Hacker News new | ask | show | jobs
by ben_w 2786 days ago
One thing I’ve been tempted to research but never had time for myself: can one use that aspect of wording embeddings to automatically detect and quantify prejudice?

For example, if you trained only on the corpus of circia 1950 newspapers, would «“man” - “homosexual” ~= “pervert”» or something similar? I remember from my teenage years (as late as the 90s!) that some UK politicians spoke as if they thought like that.

I also wonder what biases it could reveal in me which I am currently unaware of… and how hard it may be to accept the error exists or to improve myself once I do. There’s no way I’m flawless, after all.

2 comments

> For example, if you trained only on the corpus of circia 1950 newspapers, would «“man” - “homosexual” ~= “pervert”» or something similar?

If it did, what conclusion would you be able to draw?

As far as I know, there's no theoretical justification for thinking that word vectors are guaranteed to capture meaningful semantic content. Empirically, sometimes they do; other times, the relationships are noise or garbage.

I am wholeheartedly in favor of trying to examine one's own biases, but you shouldn't trust an ad-hoc algorithm to be the arbiter of what those biases are.

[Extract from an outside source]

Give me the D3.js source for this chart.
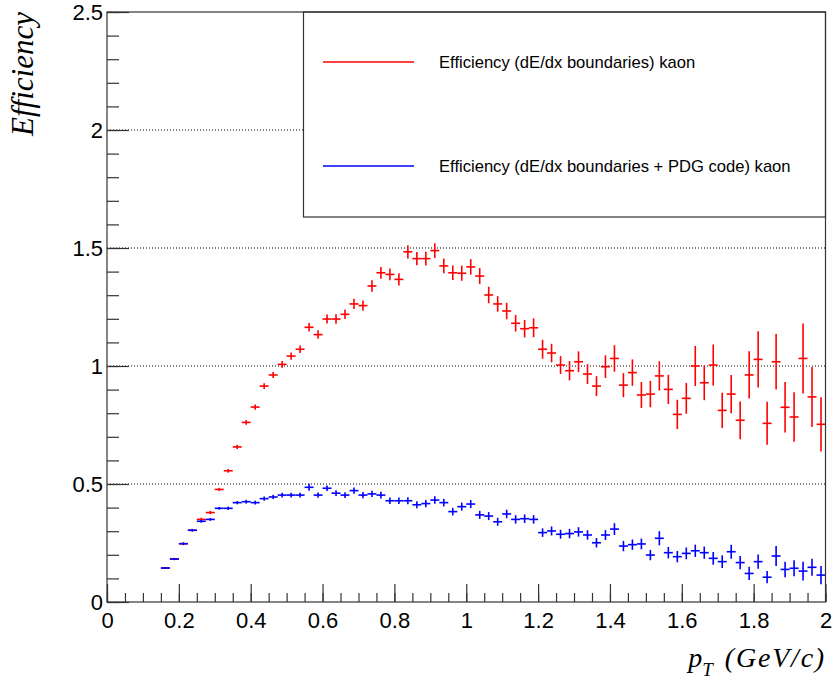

I think there's a further problem that there's never been a shortage of evidence, about things like this. The point is, prejudice and discrimination are not evidence-based in the first place. People who support existing unjust structures are generally strongly motivated to turn a blind eye. Even people who don't support them are - it's simply far easier and more socially advantageous to stop worrying and love the bomb.
I think this is a large part of what goes on in the digital humanities - to varying degrees of success. The problem, as usual, is not that there isn't an abundance of evidence. It's simply that nobody reads sociology papers except sociologists.